* _What is required_
Find out how many lines of the material contain the string "script" and give only that figure.

[begin Records for this task]

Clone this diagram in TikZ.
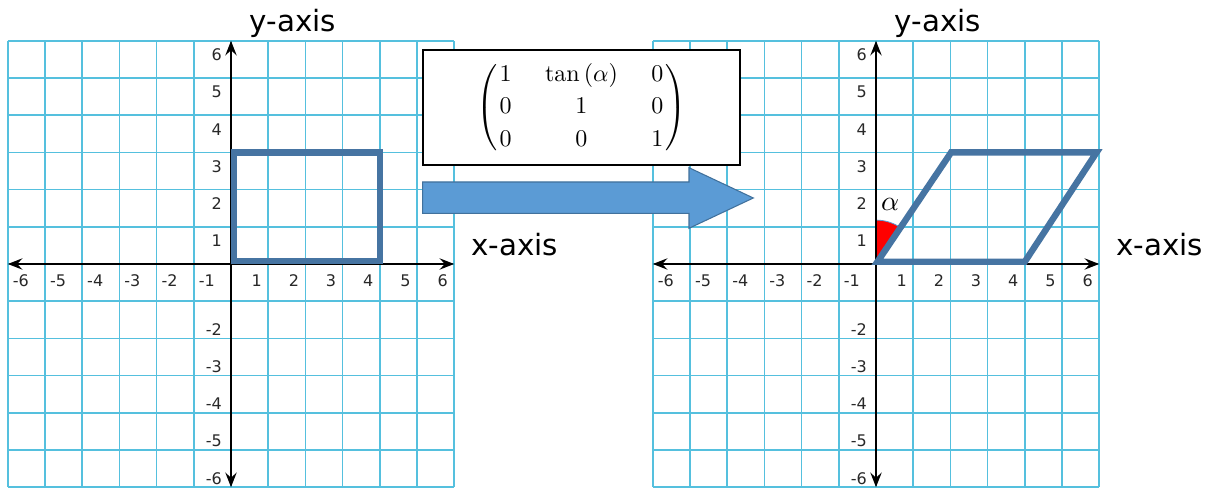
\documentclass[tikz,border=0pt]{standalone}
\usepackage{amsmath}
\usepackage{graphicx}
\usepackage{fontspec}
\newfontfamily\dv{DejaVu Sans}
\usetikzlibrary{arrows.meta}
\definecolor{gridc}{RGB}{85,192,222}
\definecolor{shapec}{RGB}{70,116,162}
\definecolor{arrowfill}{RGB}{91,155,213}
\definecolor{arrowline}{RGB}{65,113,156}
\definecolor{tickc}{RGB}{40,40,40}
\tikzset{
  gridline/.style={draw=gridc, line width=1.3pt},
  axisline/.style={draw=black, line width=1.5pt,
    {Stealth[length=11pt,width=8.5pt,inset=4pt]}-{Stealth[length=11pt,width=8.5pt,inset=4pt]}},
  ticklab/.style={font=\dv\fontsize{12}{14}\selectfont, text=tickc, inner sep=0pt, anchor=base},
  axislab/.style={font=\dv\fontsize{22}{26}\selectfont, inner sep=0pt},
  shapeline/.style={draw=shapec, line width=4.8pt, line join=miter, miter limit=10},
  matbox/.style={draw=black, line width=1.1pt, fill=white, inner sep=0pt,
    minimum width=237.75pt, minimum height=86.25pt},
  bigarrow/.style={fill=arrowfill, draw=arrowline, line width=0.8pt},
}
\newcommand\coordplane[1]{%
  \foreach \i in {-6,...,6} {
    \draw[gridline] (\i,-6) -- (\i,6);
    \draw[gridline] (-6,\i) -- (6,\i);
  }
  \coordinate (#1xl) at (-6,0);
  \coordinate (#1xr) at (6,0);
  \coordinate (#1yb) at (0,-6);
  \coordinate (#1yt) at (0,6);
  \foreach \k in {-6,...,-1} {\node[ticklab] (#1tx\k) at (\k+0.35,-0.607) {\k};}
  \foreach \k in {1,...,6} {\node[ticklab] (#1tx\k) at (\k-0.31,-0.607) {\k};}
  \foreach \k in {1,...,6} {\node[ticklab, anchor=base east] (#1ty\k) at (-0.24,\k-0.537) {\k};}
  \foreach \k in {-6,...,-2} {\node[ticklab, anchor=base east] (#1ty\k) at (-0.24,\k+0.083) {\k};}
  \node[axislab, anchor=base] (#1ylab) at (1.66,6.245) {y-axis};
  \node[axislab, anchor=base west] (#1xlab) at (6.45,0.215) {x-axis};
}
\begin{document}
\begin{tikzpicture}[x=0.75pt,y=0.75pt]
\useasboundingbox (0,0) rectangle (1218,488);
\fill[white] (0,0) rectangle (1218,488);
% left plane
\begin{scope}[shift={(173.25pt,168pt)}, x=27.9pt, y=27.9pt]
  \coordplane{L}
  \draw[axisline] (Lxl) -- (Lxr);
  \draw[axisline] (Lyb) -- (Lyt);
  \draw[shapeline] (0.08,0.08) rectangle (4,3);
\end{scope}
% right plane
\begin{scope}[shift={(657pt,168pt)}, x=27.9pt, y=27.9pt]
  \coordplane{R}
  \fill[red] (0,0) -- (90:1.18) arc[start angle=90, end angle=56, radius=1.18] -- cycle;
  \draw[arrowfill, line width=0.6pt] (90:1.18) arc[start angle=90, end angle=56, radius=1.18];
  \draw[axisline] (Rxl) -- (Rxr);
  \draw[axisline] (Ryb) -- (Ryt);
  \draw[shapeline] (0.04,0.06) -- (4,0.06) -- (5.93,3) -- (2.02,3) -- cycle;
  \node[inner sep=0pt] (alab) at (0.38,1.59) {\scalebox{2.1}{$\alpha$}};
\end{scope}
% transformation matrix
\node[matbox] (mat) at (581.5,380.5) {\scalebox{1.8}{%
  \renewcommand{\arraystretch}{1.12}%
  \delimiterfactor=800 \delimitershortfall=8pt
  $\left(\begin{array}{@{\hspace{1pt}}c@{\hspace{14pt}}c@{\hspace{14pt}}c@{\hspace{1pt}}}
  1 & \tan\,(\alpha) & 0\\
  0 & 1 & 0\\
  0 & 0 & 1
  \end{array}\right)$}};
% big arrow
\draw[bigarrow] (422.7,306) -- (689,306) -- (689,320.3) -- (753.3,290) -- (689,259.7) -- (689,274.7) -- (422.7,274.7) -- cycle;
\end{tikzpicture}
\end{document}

[end Records for this task]
[begin Records for this task]

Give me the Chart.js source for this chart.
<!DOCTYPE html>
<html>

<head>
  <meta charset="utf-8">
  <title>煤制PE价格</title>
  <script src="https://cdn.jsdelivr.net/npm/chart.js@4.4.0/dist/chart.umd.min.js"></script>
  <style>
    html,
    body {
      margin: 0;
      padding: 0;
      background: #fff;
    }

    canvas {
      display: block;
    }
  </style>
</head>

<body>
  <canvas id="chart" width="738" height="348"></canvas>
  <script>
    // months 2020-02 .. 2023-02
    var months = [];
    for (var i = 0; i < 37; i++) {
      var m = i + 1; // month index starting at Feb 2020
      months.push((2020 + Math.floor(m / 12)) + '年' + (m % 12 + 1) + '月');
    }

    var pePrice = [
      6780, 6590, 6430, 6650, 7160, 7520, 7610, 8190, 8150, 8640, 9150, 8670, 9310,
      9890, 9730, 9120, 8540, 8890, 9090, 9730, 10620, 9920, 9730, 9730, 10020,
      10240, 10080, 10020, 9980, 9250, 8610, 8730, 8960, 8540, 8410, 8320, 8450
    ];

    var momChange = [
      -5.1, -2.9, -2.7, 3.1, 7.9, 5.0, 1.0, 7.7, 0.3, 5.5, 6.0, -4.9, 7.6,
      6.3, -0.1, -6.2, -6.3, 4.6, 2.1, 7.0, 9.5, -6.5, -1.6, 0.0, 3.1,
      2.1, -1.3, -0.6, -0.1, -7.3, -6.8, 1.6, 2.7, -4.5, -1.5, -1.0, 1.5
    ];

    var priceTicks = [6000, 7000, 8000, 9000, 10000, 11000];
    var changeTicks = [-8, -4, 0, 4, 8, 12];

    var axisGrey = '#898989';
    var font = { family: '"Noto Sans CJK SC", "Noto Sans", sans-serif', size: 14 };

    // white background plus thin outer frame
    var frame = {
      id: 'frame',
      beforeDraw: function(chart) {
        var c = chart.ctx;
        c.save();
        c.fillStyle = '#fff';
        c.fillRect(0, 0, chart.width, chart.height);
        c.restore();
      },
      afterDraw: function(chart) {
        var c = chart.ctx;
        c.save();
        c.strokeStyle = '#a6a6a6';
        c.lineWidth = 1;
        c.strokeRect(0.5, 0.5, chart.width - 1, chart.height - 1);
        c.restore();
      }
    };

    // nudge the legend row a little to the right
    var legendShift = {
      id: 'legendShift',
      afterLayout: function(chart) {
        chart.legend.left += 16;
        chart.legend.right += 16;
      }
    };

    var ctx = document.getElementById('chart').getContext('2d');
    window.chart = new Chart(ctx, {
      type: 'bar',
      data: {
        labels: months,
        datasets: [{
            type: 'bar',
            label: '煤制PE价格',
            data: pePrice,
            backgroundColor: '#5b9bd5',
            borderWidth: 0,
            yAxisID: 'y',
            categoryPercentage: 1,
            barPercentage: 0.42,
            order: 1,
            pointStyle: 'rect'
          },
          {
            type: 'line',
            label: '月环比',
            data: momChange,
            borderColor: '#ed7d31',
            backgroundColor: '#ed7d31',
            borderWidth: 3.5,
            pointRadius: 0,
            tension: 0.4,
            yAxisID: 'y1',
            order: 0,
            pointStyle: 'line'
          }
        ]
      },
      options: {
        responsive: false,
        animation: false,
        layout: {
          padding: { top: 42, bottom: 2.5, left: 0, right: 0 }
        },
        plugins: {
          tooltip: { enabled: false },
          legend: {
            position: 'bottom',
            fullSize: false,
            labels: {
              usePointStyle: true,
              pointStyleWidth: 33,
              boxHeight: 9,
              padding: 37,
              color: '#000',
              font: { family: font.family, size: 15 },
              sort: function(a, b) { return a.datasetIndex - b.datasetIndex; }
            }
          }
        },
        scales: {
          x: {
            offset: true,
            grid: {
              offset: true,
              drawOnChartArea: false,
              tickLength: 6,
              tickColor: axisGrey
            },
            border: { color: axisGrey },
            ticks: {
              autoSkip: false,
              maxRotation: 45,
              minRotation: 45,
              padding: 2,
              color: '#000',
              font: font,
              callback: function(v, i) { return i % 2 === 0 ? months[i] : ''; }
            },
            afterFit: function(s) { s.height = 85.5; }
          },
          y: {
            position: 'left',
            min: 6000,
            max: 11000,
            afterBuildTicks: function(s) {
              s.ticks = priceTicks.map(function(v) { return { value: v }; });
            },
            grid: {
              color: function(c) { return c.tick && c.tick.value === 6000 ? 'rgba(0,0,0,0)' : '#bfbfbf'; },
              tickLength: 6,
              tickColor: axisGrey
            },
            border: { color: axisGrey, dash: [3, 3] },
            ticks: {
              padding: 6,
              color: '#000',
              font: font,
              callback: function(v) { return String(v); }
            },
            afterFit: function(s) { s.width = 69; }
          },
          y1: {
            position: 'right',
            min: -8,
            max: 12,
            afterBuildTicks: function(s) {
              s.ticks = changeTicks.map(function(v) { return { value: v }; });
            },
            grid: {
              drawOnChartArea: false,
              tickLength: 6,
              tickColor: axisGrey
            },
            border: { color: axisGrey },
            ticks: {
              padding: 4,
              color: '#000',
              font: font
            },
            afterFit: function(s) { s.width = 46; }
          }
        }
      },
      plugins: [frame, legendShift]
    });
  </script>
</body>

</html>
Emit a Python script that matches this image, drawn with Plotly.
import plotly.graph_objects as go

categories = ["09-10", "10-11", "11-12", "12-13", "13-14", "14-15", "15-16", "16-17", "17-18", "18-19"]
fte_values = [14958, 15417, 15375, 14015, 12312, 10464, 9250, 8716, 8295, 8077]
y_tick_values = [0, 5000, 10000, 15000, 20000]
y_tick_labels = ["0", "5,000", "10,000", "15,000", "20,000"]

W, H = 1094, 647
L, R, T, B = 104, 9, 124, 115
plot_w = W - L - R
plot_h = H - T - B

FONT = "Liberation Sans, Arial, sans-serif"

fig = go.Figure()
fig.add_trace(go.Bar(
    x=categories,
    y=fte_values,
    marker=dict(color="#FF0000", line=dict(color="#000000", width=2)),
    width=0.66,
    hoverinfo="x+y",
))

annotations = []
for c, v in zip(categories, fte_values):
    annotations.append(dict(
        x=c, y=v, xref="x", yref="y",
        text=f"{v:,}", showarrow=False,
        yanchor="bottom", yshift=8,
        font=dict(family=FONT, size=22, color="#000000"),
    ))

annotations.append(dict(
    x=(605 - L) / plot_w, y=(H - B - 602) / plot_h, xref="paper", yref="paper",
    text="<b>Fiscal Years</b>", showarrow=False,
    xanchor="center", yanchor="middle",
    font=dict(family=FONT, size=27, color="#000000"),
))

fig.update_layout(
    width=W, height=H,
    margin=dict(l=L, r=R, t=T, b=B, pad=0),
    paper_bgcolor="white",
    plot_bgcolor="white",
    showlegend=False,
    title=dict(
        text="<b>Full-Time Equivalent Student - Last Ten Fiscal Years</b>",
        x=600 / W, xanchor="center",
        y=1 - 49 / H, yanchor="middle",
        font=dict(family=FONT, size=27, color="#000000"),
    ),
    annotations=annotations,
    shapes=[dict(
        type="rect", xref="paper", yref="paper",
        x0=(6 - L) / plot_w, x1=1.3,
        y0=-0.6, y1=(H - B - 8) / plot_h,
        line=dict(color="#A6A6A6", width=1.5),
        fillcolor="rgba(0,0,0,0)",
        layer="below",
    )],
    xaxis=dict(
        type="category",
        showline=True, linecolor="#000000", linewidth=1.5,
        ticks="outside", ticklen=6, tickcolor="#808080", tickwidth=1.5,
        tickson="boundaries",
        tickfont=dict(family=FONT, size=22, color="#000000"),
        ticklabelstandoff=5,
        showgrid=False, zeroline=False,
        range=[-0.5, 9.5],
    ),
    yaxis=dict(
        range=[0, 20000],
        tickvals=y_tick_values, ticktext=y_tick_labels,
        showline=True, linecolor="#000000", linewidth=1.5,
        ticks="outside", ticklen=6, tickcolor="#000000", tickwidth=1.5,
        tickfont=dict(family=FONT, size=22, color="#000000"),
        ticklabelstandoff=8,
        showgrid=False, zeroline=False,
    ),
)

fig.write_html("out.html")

[end Records for this task]

* _Solution to the exercise_
4